→ **DATA BLOCK**
—————

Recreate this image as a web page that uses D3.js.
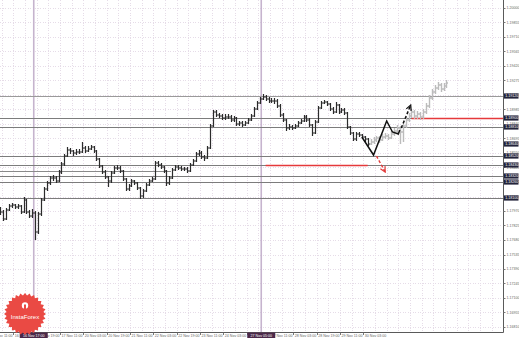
<!DOCTYPE html>
<html>
<head>
<meta charset="utf-8">
<script src="https://cdn.jsdelivr.net/npm/d3@7"></script>
<style>
  body { margin: 0; background: #fff; }
  svg { display: block; font-family: "Liberation Sans", Arial, sans-serif; }
</style>
</head>
<body>
<svg id="root"></svg>
<script>
// price history, 2-hour bars, first bar at trading hour 7 (15 Nov 18:00)
const barStartHour = 7;
const barStepHours = 2;
const firstOpen = 1.1798;

const barClose = [
  1.1796,1.1789,1.1798,1.1802,1.1803,1.1801,1.1802,1.1796,1.1808,1.1796,
  1.1792,1.1795,1.1776,1.1794,1.1808,1.1819,1.1825,1.1830,1.1830,1.1827,
  1.1836,1.1844,1.1852,1.1858,1.1857,1.1855,1.1856,1.1856,1.1860,1.1857,
  1.1859,1.1861,1.1857,1.1849,1.1842,1.1836,1.1831,1.1827,1.1835,1.1840,
  1.1840,1.1837,1.1829,1.1819,1.1822,1.1827,1.1825,1.1820,1.1812,1.1817,
  1.1823,1.1827,1.1829,1.1845,1.1843,1.1841,1.1837,1.1825,1.1830,1.1838,
  1.1841,1.1840,1.1839,1.1839,1.1837,1.1843,1.1847,1.1854,1.1855,1.1851,
  1.1850,1.1860,1.1882,1.1896,1.1893,1.1892,1.1890,1.1891,1.1891,1.1888,
  1.1890,1.1884,1.1885,1.1883,1.1885,1.1888,1.1892,1.1899,1.1905,1.1909,
  1.1911,1.1909,1.1907,1.1907,1.1907,1.1902,1.1893,1.1888,1.1880,1.1881,
  1.1880,1.1882,1.1885,1.1887,1.1891,1.1888,1.1883,1.1875,1.1886,1.1900,
  1.1905,1.1906,1.1904,1.1899,1.1896,1.1903,1.1896,1.1898,1.1895,1.1881,
  1.1875,1.1869,1.1874,1.1873,1.1871,1.1869,1.1864
];
const barHigh = [
  1.1801,1.1798,1.1800,1.1804,1.1805,1.1804,1.1804,1.1803,1.1811,1.1809,
  1.1798,1.1799,1.1797,1.1796,1.1810,1.1821,1.1827,1.1832,1.1833,1.1832,
  1.1838,1.1846,1.1854,1.1861,1.1860,1.1858,1.1859,1.1859,1.1866,1.1862,
  1.1862,1.1863,1.1862,1.1858,1.1850,1.1843,1.1838,1.1832,1.1837,1.1842,
  1.1843,1.1842,1.1838,1.1830,1.1824,1.1829,1.1828,1.1826,1.1821,1.1819,
  1.1825,1.1829,1.1831,1.1847,1.1847,1.1845,1.1842,1.1838,1.1832,1.1840,
  1.1843,1.1843,1.1842,1.1841,1.1841,1.1845,1.1849,1.1856,1.1858,1.1857,
  1.1853,1.1862,1.1884,1.1898,1.1898,1.1895,1.1894,1.1894,1.1894,1.1893,
  1.1892,1.1891,1.1887,1.1887,1.1887,1.1890,1.1894,1.1901,1.1907,1.1911,
  1.1914,1.1913,1.1911,1.1910,1.1910,1.1909,1.1904,1.1895,1.1889,1.1884,
  1.1883,1.1884,1.1887,1.1889,1.1893,1.1893,1.1890,1.1884,1.1888,1.1902,
  1.1907,1.1908,1.1907,1.1905,1.1901,1.1906,1.1904,1.1900,1.1900,1.1896,
  1.1882,1.1876,1.1876,1.1876,1.1874,1.1872,1.1870
];
const barLow = [
  1.1793,1.1787,1.1788,1.1797,1.1800,1.1799,1.1799,1.1794,1.1795,1.1794,
  1.1790,1.1790,1.1768,1.1774,1.1792,1.1807,1.1817,1.1823,1.1827,1.1825,
  1.1826,1.1834,1.1842,1.1851,1.1854,1.1852,1.1853,1.1854,1.1855,1.1855,
  1.1856,1.1858,1.1855,1.1847,1.1840,1.1834,1.1829,1.1821,1.1825,1.1834,
  1.1838,1.1835,1.1827,1.1817,1.1817,1.1821,1.1823,1.1818,1.1809,1.1810,
  1.1816,1.1822,1.1826,1.1828,1.1841,1.1839,1.1835,1.1822,1.1823,1.1829,
  1.1837,1.1838,1.1837,1.1837,1.1835,1.1836,1.1842,1.1846,1.1852,1.1849,
  1.1847,1.1849,1.1859,1.1881,1.1891,1.1890,1.1888,1.1888,1.1889,1.1886,
  1.1886,1.1882,1.1882,1.1881,1.1882,1.1884,1.1887,1.1891,1.1898,1.1904,
  1.1908,1.1907,1.1905,1.1905,1.1904,1.1900,1.1891,1.1886,1.1877,1.1878,
  1.1878,1.1879,1.1881,1.1884,1.1886,1.1886,1.1881,1.1872,1.1874,1.1885,
  1.1899,1.1904,1.1902,1.1897,1.1894,1.1895,1.1894,1.1895,1.1893,1.1879,
  1.1873,1.1867,1.1867,1.1871,1.1869,1.1866,1.1862
];

// later price pasted in light grey after the forecast
const afterClose = [1.1866,1.1868,1.1870,1.1868,1.1871,1.1872,1.1870,1.1874,1.1877,1.1880,1.1876,1.1882,1.1888,1.1892,1.1896,1.1892,1.1894,1.1891,1.1896,1.1902,1.1910,1.1916,1.1920,1.1923,1.1919,1.1922,1.1925];
const afterHigh  = [1.1869,1.1871,1.1872,1.1872,1.1874,1.1875,1.1874,1.1877,1.1880,1.1883,1.1882,1.1885,1.1891,1.1895,1.1899,1.1898,1.1897,1.1896,1.1899,1.1905,1.1913,1.1919,1.1923,1.1926,1.1925,1.1925,1.1928];
const afterLow   = [1.1863,1.1864,1.1866,1.1865,1.1867,1.1869,1.1868,1.1869,1.1872,1.1875,1.1864,1.1866,1.1880,1.1886,1.1890,1.1889,1.1889,1.1888,1.1889,1.1894,1.1900,1.1908,1.1914,1.1918,1.1916,1.1917,1.1920];

// forecast path (trading hour, price)
const forecastHours  = [255, 263, 272, 276, 280, 281];
const forecastPrices = [1.1871, 1.1853, 1.1887, 1.1876, 1.1874, 1.1878];
const upHours = [282, 288.5];
const upPrices = [1.1880, 1.1903];
const downHours = [265, 271];
const downPrices = [1.1852, 1.1836];

// horizontal levels
const levelPrices = [1.1912, 1.1890, 1.1881, 1.1852, 1.1843, 1.1832, 1.1826, 1.1810];
const shortLevelPrice = 1.1837;
const shortLevelHours = [0, 124];
const redPrices = [1.1890, 1.1843];
const redFrom = [289, 189];
const redTo = [352, 259];

// vertical lines
const vlineHours = [30, 186];
const vlineLabels = ['16 Nov 17:00', '27 Nov 05:00'];

// axis ticks
const yTicks = [1.20000,1.19855,1.19710,1.19565,1.19420,1.19275,1.19130,1.18985,1.18840,1.18695,1.18550,1.18405,
  1.18260,1.18115,1.17970,1.17825,1.17680,1.17535,1.17390,1.17245,1.17100,1.16955,1.16810];
const xTickLabels = ['15 Nov 11:00','16 Nov 03:00','16 Nov 19:00','17 Nov 11:00','20 Nov 03:00','20 Nov 19:00',
  '21 Nov 11:00','22 Nov 03:00','22 Nov 19:00','23 Nov 11:00','24 Nov 03:00','24 Nov 19:00','27 Nov 11:00',
  '28 Nov 03:00','28 Nov 19:00','29 Nov 11:00','30 Nov 03:00'];
const xTickStep = 16;

const width = 519, height = 339;
const plotRight = 503.5, plotBottom = 332.5;

const x = d3.scaleLinear().domain([0, 16]).range([-10, 13.333]);
const y = d3.scaleLinear().domain([1.16810, 1.20000]).range([327, 8]);

const svg = d3.select('#root').attr('width', width).attr('height', height);

const defs = svg.append('defs');
defs.append('clipPath').attr('id', 'plot')
  .append('rect').attr('x', 0).attr('y', 0).attr('width', plotRight).attr('height', plotBottom);
defs.append('clipPath').attr('id', 'axisX')
  .append('rect').attr('x', 0).attr('y', plotBottom).attr('width', plotRight).attr('height', 7);
function marker(id, color) {
  defs.append('marker').attr('id', id)
    .attr('viewBox', '0 0 8 8').attr('refX', 7).attr('refY', 4)
    .attr('markerWidth', 7).attr('markerHeight', 7).attr('markerUnits', 'userSpaceOnUse')
    .attr('orient', 'auto')
    .append('path').attr('d', 'M1,1L7,4L1,7').attr('fill', 'none')
    .attr('stroke', color).attr('stroke-width', 1.4);
}
marker('arrBlack', '#111');
marker('arrRed', '#e23a3a');

const chart = svg.append('g').attr('clip-path', 'url(#plot)');
const crisp = v => Math.round(v) + 0.5;

// dotted grid
const grid = chart.append('g').attr('stroke', '#e6dce8').attr('stroke-dasharray', '1,1.5')
  .attr('shape-rendering', 'crispEdges');
grid.selectAll('.gy').data(yTicks).join('line')
  .attr('x1', 0).attr('x2', plotRight)
  .attr('y1', d => crisp(y(d))).attr('y2', d => crisp(y(d)));
grid.selectAll('.gx').data(d3.range(8, 352, 8)).join('line')
  .attr('y1', 0).attr('y2', plotBottom)
  .attr('x1', d => crisp(x(d))).attr('x2', d => crisp(x(d)));

// vertical markers
chart.selectAll('.vl').data(vlineHours).join('line')
  .attr('x1', d => x(d)).attr('x2', d => x(d))
  .attr('y1', 0).attr('y2', plotBottom)
  .attr('stroke', '#c6b4ce').attr('stroke-width', 1.6);

// levels
chart.selectAll('.lv').data(levelPrices).join('line')
  .attr('x1', 0).attr('x2', plotRight)
  .attr('y1', d => crisp(y(d))).attr('y2', d => crisp(y(d)))
  .attr('stroke', (d, i) => i === 0 ? '#9a9a9a' : '#7c7c7c')
  .attr('shape-rendering', 'crispEdges');
chart.append('line')
  .attr('x1', x(shortLevelHours[0])).attr('x2', x(shortLevelHours[1]))
  .attr('y1', crisp(y(shortLevelPrice))).attr('y2', crisp(y(shortLevelPrice)))
  .attr('stroke', '#8a8a8a').attr('shape-rendering', 'crispEdges');
chart.selectAll('.red').data(redPrices).join('line')
  .attr('x1', (d, i) => x(redFrom[i])).attr('x2', (d, i) => x(redTo[i]))
  .attr('y1', d => crisp(y(d))).attr('y2', d => crisp(y(d)))
  .attr('stroke', '#e5393b').attr('stroke-width', 1.4);

// bars
const hist = barClose.map((c, i) => ({
  h: barStartHour + barStepHours * i,
  o: i ? barClose[i - 1] : firstOpen, hi: barHigh[i], lo: barLow[i], c
}));
const after = afterClose.map((c, i) => ({
  h: barStartHour + barStepHours * (barClose.length + i),
  o: i ? afterClose[i - 1] : barClose[barClose.length - 1], hi: afterHigh[i], lo: afterLow[i], c
}));
function barPath(d) {
  const cx = crisp(x(d.h));
  return `M${cx},${y(d.hi)}V${y(d.lo)}M${cx - 1.5},${y(d.o)}H${cx}M${cx},${y(d.c)}H${cx + 1.5}`;
}
chart.append('path').attr('d', after.map(barPath).join(''))
  .attr('fill', 'none').attr('stroke', '#bcbcbc').attr('stroke-width', 1.4);
chart.append('path').attr('d', hist.map(barPath).join(''))
  .attr('fill', 'none').attr('stroke', '#2b2b2b').attr('stroke-width', 1.2);

// forecast
const line = d3.line().x(d => x(d[0])).y(d => y(d[1]));
chart.append('path').attr('d', line(forecastHours.map((h, i) => [h, forecastPrices[i]])))
  .attr('fill', 'none').attr('stroke', '#111').attr('stroke-width', 1.5);
chart.append('path').attr('d', line(upHours.map((h, i) => [h, upPrices[i]])))
  .attr('fill', 'none').attr('stroke', '#111').attr('stroke-width', 1.5)
  .attr('stroke-dasharray', '3,2').attr('marker-end', 'url(#arrBlack)');
chart.append('path').attr('d', line(downHours.map((h, i) => [h, downPrices[i]])))
  .attr('fill', 'none').attr('stroke', '#e23a3a').attr('stroke-width', 1.4)
  .attr('stroke-dasharray', '3,2').attr('marker-end', 'url(#arrRed)');

// axes
svg.append('line').attr('x1', plotRight).attr('x2', plotRight).attr('y1', 0).attr('y2', plotBottom)
  .attr('stroke', '#5a5a5a');
svg.append('line').attr('x1', 0).attr('x2', plotRight).attr('y1', plotBottom).attr('y2', plotBottom)
  .attr('stroke', '#5a5a5a');

const yAx = svg.append('g');
yAx.selectAll('line').data(yTicks).join('line')
  .attr('x1', plotRight).attr('x2', plotRight + 2)
  .attr('y1', d => crisp(y(d))).attr('y2', d => crisp(y(d))).attr('stroke', '#777');
yAx.selectAll('text').data(yTicks).join('text')
  .attr('x', 506.5).attr('y', d => y(d) + 1.3)
  .attr('font-size', 3.6).attr('fill', '#666')
  .text(d => d.toFixed(5));

const xAx = svg.append('g').attr('clip-path', 'url(#axisX)');
xAx.selectAll('line').data(xTickLabels).join('line')
  .attr('x1', (d, i) => crisp(x(i * xTickStep))).attr('x2', (d, i) => crisp(x(i * xTickStep)))
  .attr('y1', plotBottom).attr('y2', plotBottom + 2.5).attr('stroke', '#777');
xAx.selectAll('text').data(xTickLabels).join('text')
  .attr('x', (d, i) => x(i * xTickStep) + 1.5).attr('y', 337.4)
  .attr('font-size', 3.6).attr('fill', '#666')
  .text(d => d);

// price boxes on the right
const boxPrices = levelPrices.concat([barClose[barClose.length - 1]]);
const boxes = svg.append('g').selectAll('g').data(boxPrices).join('g')
  .attr('transform', d => `translate(504,${y(d)})`);
boxes.append('rect').attr('x', 0).attr('y', -2.6).attr('width', 14.5).attr('height', 5.2)
  .attr('fill', '#23233a');
boxes.append('text').attr('x', 1.2).attr('y', 1.3)
  .attr('font-size', 3.6).attr('fill', '#fff').text(d => d.toFixed(5));

// time boxes for the vertical lines
const tb = svg.append('g').selectAll('g').data(vlineHours).join('g')
  .attr('transform', d => `translate(${x(d)},${plotBottom})`);
tb.append('rect').attr('x', -14).attr('y', 0).attr('width', 28).attr('height', 5.5)
  .attr('fill', '#4b2849');
tb.append('text').attr('x', 0).attr('y', 4.3).attr('text-anchor', 'middle')
  .attr('font-size', 3.6).attr('fill', '#fff').text((d, i) => vlineLabels[i]);

// InstaForex badge
const badge = svg.append('g').attr('transform', 'translate(25,314)');
const teeth = d3.range(56).map(k => {
  const a = k * Math.PI / 28, r = k % 2 ? 18.5 : 21;
  return [Math.sin(a) * r, -Math.cos(a) * r];
});
badge.append('path').attr('d', d3.line().curve(d3.curveLinearClosed)(teeth)).attr('fill', '#ea4a44');
badge.append('circle').attr('cy', -8.5).attr('r', 3.2).attr('fill', '#fff');
badge.append('path').attr('d', 'M-1,-9.5h2v6h-2z').attr('fill', '#ea4a44');
badge.append('text').attr('y', 5).attr('text-anchor', 'middle')
  .attr('font-size', 6).attr('fill', '#fff').text('InstaForex');
</script>
</body>
</html>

—————

→ **EXERCISE AIM**
Pictures stay out. Print the data exactly, from its first line through the line containing "const firstOpen = 1.1798;".

→ **FINAL ANSWER**
Recreate this image as a web page that uses D3.js.
<!DOCTYPE html>
<html>
<head>
<meta charset="utf-8">
<script src="https://cdn.jsdelivr.net/npm/d3@7"></script>
<style>
  body { margin: 0; background: #fff; }
  svg { display: block; font-family: "Liberation Sans", Arial, sans-serif; }
</style>
</head>
<body>
<svg id="root"></svg>
<script>
// price history, 2-hour bars, first bar at trading hour 7 (15 Nov 18:00)
const barStartHour = 7;
const barStepHours = 2;
const firstOpen = 1.1798;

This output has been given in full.